Required work: Up to and including the line that contains "import plotly.graph_objects as go", repeat each line of the data exactly, starting from the first.

>> Start Source data

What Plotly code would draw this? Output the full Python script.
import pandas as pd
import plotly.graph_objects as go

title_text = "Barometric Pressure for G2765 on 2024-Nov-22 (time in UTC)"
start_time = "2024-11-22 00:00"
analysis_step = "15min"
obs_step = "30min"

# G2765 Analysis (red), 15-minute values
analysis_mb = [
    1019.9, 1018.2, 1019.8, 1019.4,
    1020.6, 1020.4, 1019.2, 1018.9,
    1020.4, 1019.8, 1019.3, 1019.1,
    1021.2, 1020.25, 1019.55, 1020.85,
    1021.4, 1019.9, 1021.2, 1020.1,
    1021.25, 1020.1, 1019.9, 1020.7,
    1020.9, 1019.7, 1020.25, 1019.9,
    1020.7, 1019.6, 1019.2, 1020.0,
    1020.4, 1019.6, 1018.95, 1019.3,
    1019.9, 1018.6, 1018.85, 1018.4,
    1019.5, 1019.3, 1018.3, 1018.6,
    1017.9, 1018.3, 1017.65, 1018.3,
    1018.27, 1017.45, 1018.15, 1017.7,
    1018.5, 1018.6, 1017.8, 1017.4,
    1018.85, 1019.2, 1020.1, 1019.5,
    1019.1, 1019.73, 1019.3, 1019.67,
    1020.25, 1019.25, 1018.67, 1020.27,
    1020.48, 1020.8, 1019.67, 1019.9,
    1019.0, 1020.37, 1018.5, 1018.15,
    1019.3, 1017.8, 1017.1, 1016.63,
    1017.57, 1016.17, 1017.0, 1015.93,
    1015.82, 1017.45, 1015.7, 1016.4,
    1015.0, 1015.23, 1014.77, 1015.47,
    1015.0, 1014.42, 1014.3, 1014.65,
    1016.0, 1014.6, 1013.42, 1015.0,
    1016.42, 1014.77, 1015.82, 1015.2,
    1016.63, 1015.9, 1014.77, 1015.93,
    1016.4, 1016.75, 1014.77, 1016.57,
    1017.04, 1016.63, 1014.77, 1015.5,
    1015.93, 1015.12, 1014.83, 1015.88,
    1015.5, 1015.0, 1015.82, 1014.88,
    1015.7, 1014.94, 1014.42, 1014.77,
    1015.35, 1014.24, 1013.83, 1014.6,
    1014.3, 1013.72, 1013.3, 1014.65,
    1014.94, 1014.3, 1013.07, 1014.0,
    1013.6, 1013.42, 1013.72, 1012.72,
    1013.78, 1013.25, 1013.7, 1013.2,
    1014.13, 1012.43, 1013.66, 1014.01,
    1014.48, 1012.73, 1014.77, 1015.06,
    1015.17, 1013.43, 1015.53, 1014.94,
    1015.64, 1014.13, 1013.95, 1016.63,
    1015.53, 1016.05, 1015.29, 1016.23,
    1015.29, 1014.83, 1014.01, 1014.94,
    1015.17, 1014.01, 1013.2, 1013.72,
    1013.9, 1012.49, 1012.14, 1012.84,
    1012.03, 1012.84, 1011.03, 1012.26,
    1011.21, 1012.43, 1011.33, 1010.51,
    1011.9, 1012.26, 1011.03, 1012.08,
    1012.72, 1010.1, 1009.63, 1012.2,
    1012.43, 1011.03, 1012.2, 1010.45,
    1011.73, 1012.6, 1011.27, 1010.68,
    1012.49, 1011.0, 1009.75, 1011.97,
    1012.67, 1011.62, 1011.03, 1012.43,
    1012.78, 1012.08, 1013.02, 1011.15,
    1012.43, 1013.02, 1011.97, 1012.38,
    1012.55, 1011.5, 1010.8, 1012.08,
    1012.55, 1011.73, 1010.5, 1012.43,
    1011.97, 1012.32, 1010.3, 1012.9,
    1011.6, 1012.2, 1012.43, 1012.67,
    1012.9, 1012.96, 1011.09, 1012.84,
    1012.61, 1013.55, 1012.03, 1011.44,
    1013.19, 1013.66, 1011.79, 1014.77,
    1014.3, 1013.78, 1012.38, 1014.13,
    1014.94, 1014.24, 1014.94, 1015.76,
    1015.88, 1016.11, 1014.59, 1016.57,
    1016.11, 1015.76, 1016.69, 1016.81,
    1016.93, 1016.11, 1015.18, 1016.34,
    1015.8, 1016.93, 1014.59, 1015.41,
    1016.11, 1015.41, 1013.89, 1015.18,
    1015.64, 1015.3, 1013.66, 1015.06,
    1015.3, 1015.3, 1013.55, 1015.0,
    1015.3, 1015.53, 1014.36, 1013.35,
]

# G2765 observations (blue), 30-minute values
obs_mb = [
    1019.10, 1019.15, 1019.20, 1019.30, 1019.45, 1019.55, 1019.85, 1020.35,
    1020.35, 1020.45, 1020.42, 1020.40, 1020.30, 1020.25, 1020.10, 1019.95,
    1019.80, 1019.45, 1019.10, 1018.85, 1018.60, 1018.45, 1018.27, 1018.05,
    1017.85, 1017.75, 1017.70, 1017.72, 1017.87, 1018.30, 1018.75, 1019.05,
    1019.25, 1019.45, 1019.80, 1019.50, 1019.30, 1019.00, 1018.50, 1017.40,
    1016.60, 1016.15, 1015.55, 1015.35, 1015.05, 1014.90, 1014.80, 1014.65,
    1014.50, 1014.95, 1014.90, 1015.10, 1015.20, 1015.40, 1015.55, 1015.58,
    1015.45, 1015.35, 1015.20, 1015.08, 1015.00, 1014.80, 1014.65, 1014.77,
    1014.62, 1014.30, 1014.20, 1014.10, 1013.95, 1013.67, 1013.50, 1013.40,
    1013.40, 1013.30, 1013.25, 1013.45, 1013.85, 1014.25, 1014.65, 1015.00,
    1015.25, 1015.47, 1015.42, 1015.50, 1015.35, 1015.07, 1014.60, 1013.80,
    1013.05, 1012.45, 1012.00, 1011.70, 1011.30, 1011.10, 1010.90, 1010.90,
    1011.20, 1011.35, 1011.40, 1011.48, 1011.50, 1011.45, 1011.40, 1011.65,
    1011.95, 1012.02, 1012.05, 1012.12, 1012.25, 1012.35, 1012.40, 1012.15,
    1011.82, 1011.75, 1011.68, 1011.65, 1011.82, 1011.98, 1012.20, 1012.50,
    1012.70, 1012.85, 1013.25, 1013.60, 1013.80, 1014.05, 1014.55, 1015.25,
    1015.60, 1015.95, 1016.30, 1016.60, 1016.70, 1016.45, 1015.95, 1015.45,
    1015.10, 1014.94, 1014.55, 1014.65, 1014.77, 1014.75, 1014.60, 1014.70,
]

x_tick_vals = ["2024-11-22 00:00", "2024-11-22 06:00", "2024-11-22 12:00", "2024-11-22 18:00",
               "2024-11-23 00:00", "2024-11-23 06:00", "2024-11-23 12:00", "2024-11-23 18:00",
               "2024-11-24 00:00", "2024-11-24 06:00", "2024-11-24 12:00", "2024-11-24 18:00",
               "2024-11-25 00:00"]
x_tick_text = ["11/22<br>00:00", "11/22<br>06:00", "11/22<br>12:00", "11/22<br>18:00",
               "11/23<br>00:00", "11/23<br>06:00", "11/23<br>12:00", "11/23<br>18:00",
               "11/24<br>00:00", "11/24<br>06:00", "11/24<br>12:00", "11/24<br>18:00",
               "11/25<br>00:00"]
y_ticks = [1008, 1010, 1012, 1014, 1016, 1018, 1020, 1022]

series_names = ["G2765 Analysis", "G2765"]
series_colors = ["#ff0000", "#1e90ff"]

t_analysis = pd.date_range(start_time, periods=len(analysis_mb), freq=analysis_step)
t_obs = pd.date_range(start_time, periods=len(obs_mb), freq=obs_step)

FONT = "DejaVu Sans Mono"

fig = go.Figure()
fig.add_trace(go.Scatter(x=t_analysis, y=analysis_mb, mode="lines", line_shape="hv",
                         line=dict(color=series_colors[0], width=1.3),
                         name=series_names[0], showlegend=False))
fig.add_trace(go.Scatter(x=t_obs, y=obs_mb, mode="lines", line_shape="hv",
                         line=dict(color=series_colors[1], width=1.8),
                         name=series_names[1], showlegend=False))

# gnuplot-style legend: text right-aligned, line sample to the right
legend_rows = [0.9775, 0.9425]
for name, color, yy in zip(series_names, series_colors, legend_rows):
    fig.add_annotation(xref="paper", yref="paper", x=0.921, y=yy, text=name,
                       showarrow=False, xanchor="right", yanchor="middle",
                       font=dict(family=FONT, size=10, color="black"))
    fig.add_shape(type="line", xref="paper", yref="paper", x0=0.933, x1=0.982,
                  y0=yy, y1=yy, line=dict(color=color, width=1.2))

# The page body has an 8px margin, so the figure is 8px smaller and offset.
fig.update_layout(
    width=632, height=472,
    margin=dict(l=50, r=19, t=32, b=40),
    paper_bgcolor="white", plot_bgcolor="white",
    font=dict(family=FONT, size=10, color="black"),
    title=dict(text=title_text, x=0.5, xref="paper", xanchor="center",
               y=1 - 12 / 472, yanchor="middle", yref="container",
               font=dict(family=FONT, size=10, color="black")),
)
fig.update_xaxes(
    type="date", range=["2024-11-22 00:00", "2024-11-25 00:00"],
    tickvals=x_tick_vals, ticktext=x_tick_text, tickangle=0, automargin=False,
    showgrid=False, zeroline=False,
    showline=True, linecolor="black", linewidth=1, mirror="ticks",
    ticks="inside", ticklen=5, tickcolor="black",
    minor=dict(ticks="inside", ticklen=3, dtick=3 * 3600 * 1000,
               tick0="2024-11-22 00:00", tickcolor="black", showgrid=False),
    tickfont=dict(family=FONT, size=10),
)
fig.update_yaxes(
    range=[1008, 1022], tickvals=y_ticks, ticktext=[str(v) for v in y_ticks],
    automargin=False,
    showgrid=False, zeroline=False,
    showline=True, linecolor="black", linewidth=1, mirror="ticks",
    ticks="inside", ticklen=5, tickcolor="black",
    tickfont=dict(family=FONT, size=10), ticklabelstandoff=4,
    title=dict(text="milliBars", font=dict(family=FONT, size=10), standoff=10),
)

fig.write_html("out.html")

>> End Source data

The reply:
What Plotly code would draw this? Output the full Python script.
import pandas as pd
import plotly.graph_objects as go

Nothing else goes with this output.